What is required
In the lines below, output everything from the first line through the line containing "25, 26, 27]" exactly as it is. Pictures are not part of the output.

Supplied material
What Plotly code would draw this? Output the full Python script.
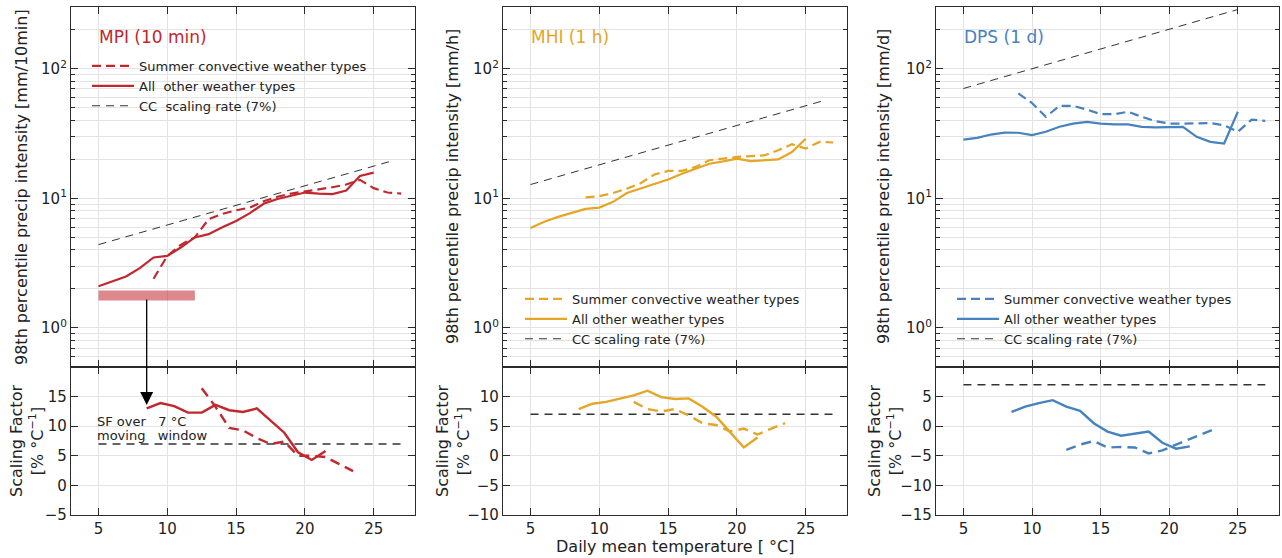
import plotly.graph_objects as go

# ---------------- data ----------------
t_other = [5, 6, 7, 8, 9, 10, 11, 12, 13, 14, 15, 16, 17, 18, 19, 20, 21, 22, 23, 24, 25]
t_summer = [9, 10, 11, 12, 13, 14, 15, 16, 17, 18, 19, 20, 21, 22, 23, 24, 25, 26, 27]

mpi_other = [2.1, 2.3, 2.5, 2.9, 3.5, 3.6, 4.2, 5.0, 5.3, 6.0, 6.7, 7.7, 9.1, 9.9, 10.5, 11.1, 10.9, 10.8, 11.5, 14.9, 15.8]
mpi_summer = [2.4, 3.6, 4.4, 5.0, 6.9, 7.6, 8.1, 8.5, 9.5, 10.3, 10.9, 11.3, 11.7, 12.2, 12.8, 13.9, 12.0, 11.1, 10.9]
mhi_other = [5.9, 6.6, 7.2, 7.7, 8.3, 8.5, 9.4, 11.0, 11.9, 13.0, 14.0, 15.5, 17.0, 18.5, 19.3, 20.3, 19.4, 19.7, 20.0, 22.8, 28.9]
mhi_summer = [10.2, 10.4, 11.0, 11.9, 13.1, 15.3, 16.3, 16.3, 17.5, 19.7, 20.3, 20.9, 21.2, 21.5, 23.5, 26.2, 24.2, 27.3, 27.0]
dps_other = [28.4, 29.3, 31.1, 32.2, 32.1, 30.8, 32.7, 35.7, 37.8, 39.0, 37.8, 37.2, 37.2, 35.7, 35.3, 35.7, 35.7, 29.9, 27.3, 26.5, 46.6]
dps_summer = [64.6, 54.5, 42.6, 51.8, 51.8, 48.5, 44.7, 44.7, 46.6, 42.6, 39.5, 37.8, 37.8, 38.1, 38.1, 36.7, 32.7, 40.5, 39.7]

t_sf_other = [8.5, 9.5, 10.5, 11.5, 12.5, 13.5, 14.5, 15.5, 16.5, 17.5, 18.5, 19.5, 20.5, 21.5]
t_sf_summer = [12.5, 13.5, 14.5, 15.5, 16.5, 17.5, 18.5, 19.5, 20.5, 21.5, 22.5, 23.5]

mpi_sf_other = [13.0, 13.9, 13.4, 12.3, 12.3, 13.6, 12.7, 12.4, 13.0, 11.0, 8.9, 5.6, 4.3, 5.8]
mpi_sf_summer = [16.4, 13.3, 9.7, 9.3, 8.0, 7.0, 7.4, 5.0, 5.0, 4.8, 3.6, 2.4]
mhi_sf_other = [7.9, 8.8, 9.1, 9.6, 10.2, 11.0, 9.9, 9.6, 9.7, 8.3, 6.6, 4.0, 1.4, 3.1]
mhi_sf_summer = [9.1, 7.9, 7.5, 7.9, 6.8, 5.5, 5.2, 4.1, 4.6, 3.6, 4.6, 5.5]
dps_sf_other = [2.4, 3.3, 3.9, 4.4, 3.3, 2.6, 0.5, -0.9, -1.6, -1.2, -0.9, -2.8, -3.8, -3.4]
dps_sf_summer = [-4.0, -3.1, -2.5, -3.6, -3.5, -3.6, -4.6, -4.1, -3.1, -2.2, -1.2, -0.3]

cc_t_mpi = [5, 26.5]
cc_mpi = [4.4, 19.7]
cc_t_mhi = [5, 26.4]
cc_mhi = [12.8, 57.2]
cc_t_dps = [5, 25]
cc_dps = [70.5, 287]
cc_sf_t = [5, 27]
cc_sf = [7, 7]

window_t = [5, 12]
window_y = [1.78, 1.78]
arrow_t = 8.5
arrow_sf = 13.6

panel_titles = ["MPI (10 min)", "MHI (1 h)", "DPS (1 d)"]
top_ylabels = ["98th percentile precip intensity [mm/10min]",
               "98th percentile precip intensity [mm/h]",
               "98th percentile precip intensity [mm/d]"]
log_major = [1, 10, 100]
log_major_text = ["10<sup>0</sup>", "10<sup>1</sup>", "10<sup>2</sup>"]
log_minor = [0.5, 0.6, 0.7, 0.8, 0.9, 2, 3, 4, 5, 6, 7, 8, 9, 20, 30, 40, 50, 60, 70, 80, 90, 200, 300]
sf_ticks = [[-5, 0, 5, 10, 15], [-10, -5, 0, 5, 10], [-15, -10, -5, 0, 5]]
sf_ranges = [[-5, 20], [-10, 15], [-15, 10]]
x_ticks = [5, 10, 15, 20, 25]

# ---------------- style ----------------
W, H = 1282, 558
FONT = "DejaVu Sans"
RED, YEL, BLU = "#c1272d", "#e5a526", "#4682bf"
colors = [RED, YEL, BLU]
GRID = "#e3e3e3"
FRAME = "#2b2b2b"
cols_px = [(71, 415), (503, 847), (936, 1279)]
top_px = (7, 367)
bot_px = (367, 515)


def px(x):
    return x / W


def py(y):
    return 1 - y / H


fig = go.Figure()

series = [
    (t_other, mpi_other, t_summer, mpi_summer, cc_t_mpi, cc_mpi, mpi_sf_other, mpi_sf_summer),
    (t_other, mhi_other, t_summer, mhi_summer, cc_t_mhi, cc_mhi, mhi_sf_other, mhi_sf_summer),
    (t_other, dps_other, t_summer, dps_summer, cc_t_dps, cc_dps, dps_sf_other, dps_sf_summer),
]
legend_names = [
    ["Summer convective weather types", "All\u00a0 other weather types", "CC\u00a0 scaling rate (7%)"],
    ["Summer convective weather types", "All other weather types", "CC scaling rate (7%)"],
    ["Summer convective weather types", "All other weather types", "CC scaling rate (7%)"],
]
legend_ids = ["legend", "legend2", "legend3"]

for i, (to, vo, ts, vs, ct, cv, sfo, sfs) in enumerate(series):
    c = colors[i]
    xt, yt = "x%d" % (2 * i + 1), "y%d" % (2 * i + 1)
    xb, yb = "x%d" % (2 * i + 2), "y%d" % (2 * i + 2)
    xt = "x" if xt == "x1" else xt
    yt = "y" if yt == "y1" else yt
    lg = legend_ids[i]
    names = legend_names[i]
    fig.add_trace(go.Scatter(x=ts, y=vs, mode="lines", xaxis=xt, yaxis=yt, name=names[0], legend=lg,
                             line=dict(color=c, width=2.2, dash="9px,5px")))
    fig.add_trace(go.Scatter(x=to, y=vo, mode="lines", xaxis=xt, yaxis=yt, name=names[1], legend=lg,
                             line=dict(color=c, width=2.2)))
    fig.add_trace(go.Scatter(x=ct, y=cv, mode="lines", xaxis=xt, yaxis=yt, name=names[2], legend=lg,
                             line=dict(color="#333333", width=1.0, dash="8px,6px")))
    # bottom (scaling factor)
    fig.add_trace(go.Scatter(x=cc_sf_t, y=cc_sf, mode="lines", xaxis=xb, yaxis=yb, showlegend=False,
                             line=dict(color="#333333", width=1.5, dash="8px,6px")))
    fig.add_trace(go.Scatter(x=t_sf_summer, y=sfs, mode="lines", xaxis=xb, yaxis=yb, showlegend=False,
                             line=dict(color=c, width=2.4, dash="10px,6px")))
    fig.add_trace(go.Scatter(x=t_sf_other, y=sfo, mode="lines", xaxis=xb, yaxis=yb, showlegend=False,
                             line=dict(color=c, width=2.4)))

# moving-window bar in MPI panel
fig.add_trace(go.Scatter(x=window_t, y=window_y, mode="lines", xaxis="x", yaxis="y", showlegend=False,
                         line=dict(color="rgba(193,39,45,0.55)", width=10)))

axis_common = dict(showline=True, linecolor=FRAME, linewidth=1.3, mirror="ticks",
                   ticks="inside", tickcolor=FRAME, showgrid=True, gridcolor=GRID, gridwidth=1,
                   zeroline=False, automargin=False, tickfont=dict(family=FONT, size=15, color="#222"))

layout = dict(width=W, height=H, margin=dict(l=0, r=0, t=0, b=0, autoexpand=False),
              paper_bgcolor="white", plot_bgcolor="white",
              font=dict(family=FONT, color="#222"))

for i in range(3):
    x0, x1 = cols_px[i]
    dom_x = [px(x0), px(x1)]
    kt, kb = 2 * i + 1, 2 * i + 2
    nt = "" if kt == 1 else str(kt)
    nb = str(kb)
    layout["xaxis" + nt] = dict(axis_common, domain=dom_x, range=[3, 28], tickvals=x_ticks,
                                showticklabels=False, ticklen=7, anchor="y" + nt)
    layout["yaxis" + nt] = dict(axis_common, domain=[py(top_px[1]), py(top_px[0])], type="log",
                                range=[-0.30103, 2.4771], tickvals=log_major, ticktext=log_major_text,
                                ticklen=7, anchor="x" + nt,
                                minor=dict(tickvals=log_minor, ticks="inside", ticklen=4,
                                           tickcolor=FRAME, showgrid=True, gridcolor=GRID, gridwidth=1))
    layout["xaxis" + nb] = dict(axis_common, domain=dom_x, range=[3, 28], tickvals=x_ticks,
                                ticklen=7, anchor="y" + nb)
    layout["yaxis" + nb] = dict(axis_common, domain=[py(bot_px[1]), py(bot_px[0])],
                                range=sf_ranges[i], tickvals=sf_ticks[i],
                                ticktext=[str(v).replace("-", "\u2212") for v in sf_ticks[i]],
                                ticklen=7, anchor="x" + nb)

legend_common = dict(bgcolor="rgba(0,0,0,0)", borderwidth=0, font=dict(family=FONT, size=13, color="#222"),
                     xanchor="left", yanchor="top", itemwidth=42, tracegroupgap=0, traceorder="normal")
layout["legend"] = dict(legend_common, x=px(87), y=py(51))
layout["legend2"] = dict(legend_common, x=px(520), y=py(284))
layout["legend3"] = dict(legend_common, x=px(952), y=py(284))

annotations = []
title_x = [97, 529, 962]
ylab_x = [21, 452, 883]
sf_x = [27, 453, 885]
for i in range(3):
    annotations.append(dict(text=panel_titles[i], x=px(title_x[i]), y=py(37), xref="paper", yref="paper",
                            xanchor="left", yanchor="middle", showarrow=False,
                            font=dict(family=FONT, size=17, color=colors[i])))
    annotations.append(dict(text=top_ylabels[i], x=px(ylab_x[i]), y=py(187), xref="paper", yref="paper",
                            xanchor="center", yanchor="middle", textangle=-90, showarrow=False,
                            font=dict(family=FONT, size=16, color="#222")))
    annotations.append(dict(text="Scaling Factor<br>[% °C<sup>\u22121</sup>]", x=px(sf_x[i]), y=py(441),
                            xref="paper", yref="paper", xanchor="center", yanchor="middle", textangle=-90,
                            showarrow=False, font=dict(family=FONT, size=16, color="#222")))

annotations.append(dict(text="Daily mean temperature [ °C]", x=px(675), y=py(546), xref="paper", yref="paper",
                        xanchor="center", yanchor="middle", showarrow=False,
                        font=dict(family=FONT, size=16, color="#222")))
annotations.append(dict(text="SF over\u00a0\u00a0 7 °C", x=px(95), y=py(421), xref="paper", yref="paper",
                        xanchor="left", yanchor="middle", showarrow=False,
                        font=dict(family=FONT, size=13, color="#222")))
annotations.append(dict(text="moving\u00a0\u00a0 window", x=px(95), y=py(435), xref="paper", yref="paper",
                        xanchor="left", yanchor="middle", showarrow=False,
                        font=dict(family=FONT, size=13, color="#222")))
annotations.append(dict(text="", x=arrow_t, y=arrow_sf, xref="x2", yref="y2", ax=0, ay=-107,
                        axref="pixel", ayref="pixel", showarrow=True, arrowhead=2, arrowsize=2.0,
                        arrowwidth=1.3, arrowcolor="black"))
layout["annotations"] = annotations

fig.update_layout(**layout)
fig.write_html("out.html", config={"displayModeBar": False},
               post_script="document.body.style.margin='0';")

Reply to the task
What Plotly code would draw this? Output the full Python script.
import plotly.graph_objects as go

# ---------------- data ----------------
t_other = [5, 6, 7, 8, 9, 10, 11, 12, 13, 14, 15, 16, 17, 18, 19, 20, 21, 22, 23, 24, 25]
t_summer = [9, 10, 11, 12, 13, 14, 15, 16, 17, 18, 19, 20, 21, 22, 23, 24, 25, 26, 27]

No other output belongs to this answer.